--- Start ---

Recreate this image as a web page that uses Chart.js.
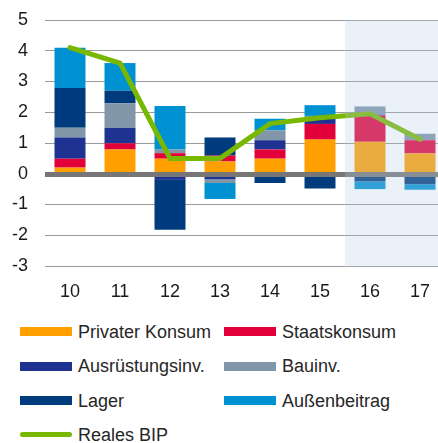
<!DOCTYPE html>
<html lang="de">
<head>
<meta charset="UTF-8">
<title>BIP Wachstumsbeiträge</title>
<script src="https://cdn.jsdelivr.net/npm/chart.js"></script>
<style>
    body {
        margin: 0;
        background: #fff;
        font-family: "Liberation Sans", Arial, sans-serif;
    }
    .wrap {
        position: relative;
        width: 438px;
        height: 443px;
        overflow: hidden;
    }
    #chart {
        position: absolute;
        left: 0;
        top: 0;
    }
    .legend-item {
        position: absolute;
        font-size: 18px;
        color: #262626;
        white-space: nowrap;
        line-height: 20px;
    }
    .legend-item .swatch {
        position: absolute;
        left: 0;
        width: 52px;
    }
    .legend-item span.text {
        position: absolute;
        left: 58px;
        top: 0;
    }
</style>
</head>
<body>
<div class="wrap">
    <canvas id="chart" width="460" height="300"></canvas>
    <div id="legend"></div>
</div>
<script>
// categories (years) and values
const categories = ['10', '11', '12', '13', '14', '15', '16', '17'];
const privaterKonsum = [0.2, 0.79, 0.49, 0.4, 0.49, 1.11, 1.04, 0.66];
const staatskonsum = [0.29, 0.2, 0.18, 0.19, 0.3, 0.51, 0.85, 0.43];
const ausruestungsinv = [0.69, 0.5, -0.2, -0.18, 0.3, 0.17, 0.03, -0.03];
const bauinv = [0.32, 0.8, 0.12, -0.12, 0.32, 0.09, 0.27, 0.21];
const lager = [1.29, 0.41, -1.62, 0.59, -0.3, -0.48, -0.25, -0.31];
const aussenbeitrag = [1.31, 0.9, 1.41, -0.52, 0.38, 0.35, -0.25, -0.18];
const realesBip = [4.1, 3.6, 0.5, 0.5, 1.63, 1.82, 1.95, 1.12];
const yTicks = [-3, -2, -1, 0, 1, 2, 3, 4, 5];
const forecastFrom = '16'; // shaded forecast years

const FONT = '"Liberation Sans", Arial, sans-serif';

function bar(label, data, color) {
    return {
        type: 'bar',
        label: label,
        data: data,
        backgroundColor: color,
        borderWidth: 0,
        stack: 'bip',
        order: 2
    };
}

const datasets = [
    bar('Privater Konsum', privaterKonsum, '#FFA000'),
    bar('Staatskonsum', staatskonsum, '#E2003A'),
    bar('Ausrüstungsinv.', ausruestungsinv, '#1E3291'),
    bar('Bauinv.', bauinv, '#8296AA'),
    bar('Lager', lager, '#003C7D'),
    bar('Außenbeitrag', aussenbeitrag, '#0091D2'),
    {
        type: 'line',
        label: 'Reales BIP',
        data: realesBip,
        borderColor: '#78B800',
        backgroundColor: '#78B800',
        borderWidth: 5,
        borderCapStyle: 'round',
        pointRadius: 0,
        tension: 0,
        order: 1
    }
];

// zero line above the bars, then the pale forecast overlay on top of everything
const forecastPlugin = {
    id: 'forecast',
    afterDatasetsDraw(chart) {
        const { ctx, chartArea, scales } = chart;
        const y0 = Math.round(scales.y.getPixelForValue(0));
        ctx.save();
        ctx.fillStyle = '#777777';
        ctx.fillRect(chartArea.left, y0 - 2, chartArea.right - chartArea.left, 5);

        const i = categories.indexOf(forecastFrom);
        const xStart = (scales.x.getPixelForValue(i - 1) + scales.x.getPixelForValue(i)) / 2;
        ctx.fillStyle = 'rgba(178, 204, 229, 0.275)';
        ctx.fillRect(xStart, chartArea.top, chartArea.right - xStart, chartArea.bottom - chartArea.top + 1);
        ctx.restore();
    }
};

const chart = new Chart(document.getElementById('chart'), {
    data: { labels: categories, datasets: datasets },
    options: {
        responsive: false,
        animation: false,
        layout: { autoPadding: false, padding: { top: 20, right: 15, bottom: 0, left: 0 } },
        plugins: {
            legend: { display: false },
            tooltip: { enabled: false }
        },
        datasets: {
            bar: { categoryPercentage: 1, barPercentage: 0.62 }
        },
        scales: {
            x: {
                stacked: true,
                grid: { display: false, drawTicks: false },
                border: { display: false },
                ticks: {
                    padding: 15,
                    color: '#1a1a1a',
                    font: { family: FONT, size: 18 }
                },
                afterFit(scale) { scale.height = 34; }
            },
            y: {
                stacked: true,
                min: yTicks[0],
                max: yTicks[yTicks.length - 1],
                afterBuildTicks(scale) {
                    scale.ticks = yTicks.map(v => ({ value: v }));
                },
                grid: {
                    drawTicks: false,
                    color: '#9a9a9a',
                    lineWidth: 1
                },
                border: { display: false },
                ticks: {
                    padding: 17,
                    color: '#1a1a1a',
                    font: { family: FONT, size: 18 }
                },
                afterFit(scale) {
                    scale.width = 45;
                    scale.paddingTop = 0;
                    scale.paddingBottom = 0;
                }
            }
        }
    },
    plugins: [forecastPlugin]
});

// two-column legend built from the datasets
const legend = document.getElementById('legend');
const rowY = [331.5, 366, 400.5, 434.5];
const colX = [20, 224];
datasets.forEach((ds, k) => {
    const item = document.createElement('div');
    item.className = 'legend-item';
    item.style.left = colX[k % 2] + 'px';
    item.style.top = (rowY[Math.floor(k / 2)] - 10) + 'px';
    const sw = document.createElement('div');
    sw.className = 'swatch';
    if (ds.type === 'line') {
        sw.style.height = '5px';
        sw.style.top = '7.5px';
        sw.style.borderRadius = '3px';
        sw.style.background = ds.borderColor;
    } else {
        sw.style.height = '9px';
        sw.style.top = '5.5px';
        sw.style.background = ds.backgroundColor;
    }
    const tx = document.createElement('span');
    tx.className = 'text';
    tx.textContent = ds.label;
    item.appendChild(sw);
    item.appendChild(tx);
    legend.appendChild(item);
});
</script>
</body>
</html>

--- End ---

■ WHAT THE TASK REQUIRES:
The listing above needs to be output again exactly. Don't include the pictures.

■ CORRECT RESULT:
Recreate this image as a web page that uses Chart.js.
<!DOCTYPE html>
<html lang="de">
<head>
<meta charset="UTF-8">
<title>BIP Wachstumsbeiträge</title>
<script src="https://cdn.jsdelivr.net/npm/chart.js"></script>
<style>
    body {
        margin: 0;
        background: #fff;
        font-family: "Liberation Sans", Arial, sans-serif;
    }
    .wrap {
        position: relative;
        width: 438px;
        height: 443px;
        overflow: hidden;
    }
    #chart {
        position: absolute;
        left: 0;
        top: 0;
    }
    .legend-item {
        position: absolute;
        font-size: 18px;
        color: #262626;
        white-space: nowrap;
        line-height: 20px;
    }
    .legend-item .swatch {
        position: absolute;
        left: 0;
        width: 52px;
    }
    .legend-item span.text {
        position: absolute;
        left: 58px;
        top: 0;
    }
</style>
</head>
<body>
<div class="wrap">
    <canvas id="chart" width="460" height="300"></canvas>
    <div id="legend"></div>
</div>
<script>
// categories (years) and values
const categories = ['10', '11', '12', '13', '14', '15', '16', '17'];
const privaterKonsum = [0.2, 0.79, 0.49, 0.4, 0.49, 1.11, 1.04, 0.66];
const staatskonsum = [0.29, 0.2, 0.18, 0.19, 0.3, 0.51, 0.85, 0.43];
const ausruestungsinv = [0.69, 0.5, -0.2, -0.18, 0.3, 0.17, 0.03, -0.03];
const bauinv = [0.32, 0.8, 0.12, -0.12, 0.32, 0.09, 0.27, 0.21];
const lager = [1.29, 0.41, -1.62, 0.59, -0.3, -0.48, -0.25, -0.31];
const aussenbeitrag = [1.31, 0.9, 1.41, -0.52, 0.38, 0.35, -0.25, -0.18];
const realesBip = [4.1, 3.6, 0.5, 0.5, 1.63, 1.82, 1.95, 1.12];
const yTicks = [-3, -2, -1, 0, 1, 2, 3, 4, 5];
const forecastFrom = '16'; // shaded forecast years

const FONT = '"Liberation Sans", Arial, sans-serif';

function bar(label, data, color) {
    return {
        type: 'bar',
        label: label,
        data: data,
        backgroundColor: color,
        borderWidth: 0,
        stack: 'bip',
        order: 2
    };
}

const datasets = [
    bar('Privater Konsum', privaterKonsum, '#FFA000'),
    bar('Staatskonsum', staatskonsum, '#E2003A'),
    bar('Ausrüstungsinv.', ausruestungsinv, '#1E3291'),
    bar('Bauinv.', bauinv, '#8296AA'),
    bar('Lager', lager, '#003C7D'),
    bar('Außenbeitrag', aussenbeitrag, '#0091D2'),
    {
        type: 'line',
        label: 'Reales BIP',
        data: realesBip,
        borderColor: '#78B800',
        backgroundColor: '#78B800',
        borderWidth: 5,
        borderCapStyle: 'round',
        pointRadius: 0,
        tension: 0,
        order: 1
    }
];

// zero line above the bars, then the pale forecast overlay on top of everything
const forecastPlugin = {
    id: 'forecast',
    afterDatasetsDraw(chart) {
        const { ctx, chartArea, scales } = chart;
        const y0 = Math.round(scales.y.getPixelForValue(0));
        ctx.save();
        ctx.fillStyle = '#777777';
        ctx.fillRect(chartArea.left, y0 - 2, chartArea.right - chartArea.left, 5);

        const i = categories.indexOf(forecastFrom);
        const xStart = (scales.x.getPixelForValue(i - 1) + scales.x.getPixelForValue(i)) / 2;
        ctx.fillStyle = 'rgba(178, 204, 229, 0.275)';
        ctx.fillRect(xStart, chartArea.top, chartArea.right - xStart, chartArea.bottom - chartArea.top + 1);
        ctx.restore();
    }
};

const chart = new Chart(document.getElementById('chart'), {
    data: { labels: categories, datasets: datasets },
    options: {
        responsive: false,
        animation: false,
        layout: { autoPadding: false, padding: { top: 20, right: 15, bottom: 0, left: 0 } },
        plugins: {
            legend: { display: false },
            tooltip: { enabled: false }
        },
        datasets: {
            bar: { categoryPercentage: 1, barPercentage: 0.62 }
        },
        scales: {
            x: {
                stacked: true,
                grid: { display: false, drawTicks: false },
                border: { display: false },
                ticks: {
                    padding: 15,
                    color: '#1a1a1a',
                    font: { family: FONT, size: 18 }
                },
                afterFit(scale) { scale.height = 34; }
            },
            y: {
                stacked: true,
                min: yTicks[0],
                max: yTicks[yTicks.length - 1],
                afterBuildTicks(scale) {
                    scale.ticks = yTicks.map(v => ({ value: v }));
                },
                grid: {
                    drawTicks: false,
                    color: '#9a9a9a',
                    lineWidth: 1
                },
                border: { display: false },
                ticks: {
                    padding: 17,
                    color: '#1a1a1a',
                    font: { family: FONT, size: 18 }
                },
                afterFit(scale) {
                    scale.width = 45;
                    scale.paddingTop = 0;
                    scale.paddingBottom = 0;
                }
            }
        }
    },
    plugins: [forecastPlugin]
});

// two-column legend built from the datasets
const legend = document.getElementById('legend');
const rowY = [331.5, 366, 400.5, 434.5];
const colX = [20, 224];
datasets.forEach((ds, k) => {
    const item = document.createElement('div');
    item.className = 'legend-item';
    item.style.left = colX[k % 2] + 'px';
    item.style.top = (rowY[Math.floor(k / 2)] - 10) + 'px';
    const sw = document.createElement('div');
    sw.className = 'swatch';
    if (ds.type === 'line') {
        sw.style.height = '5px';
        sw.style.top = '7.5px';
        sw.style.borderRadius = '3px';
        sw.style.background = ds.borderColor;
    } else {
        sw.style.height = '9px';
        sw.style.top = '5.5px';
        sw.style.background = ds.backgroundColor;
    }
    const tx = document.createElement('span');
    tx.className = 'text';
    tx.textContent = ds.label;
    item.appendChild(sw);
    item.appendChild(tx);
    legend.appendChild(item);
});
</script>
</body>
</html>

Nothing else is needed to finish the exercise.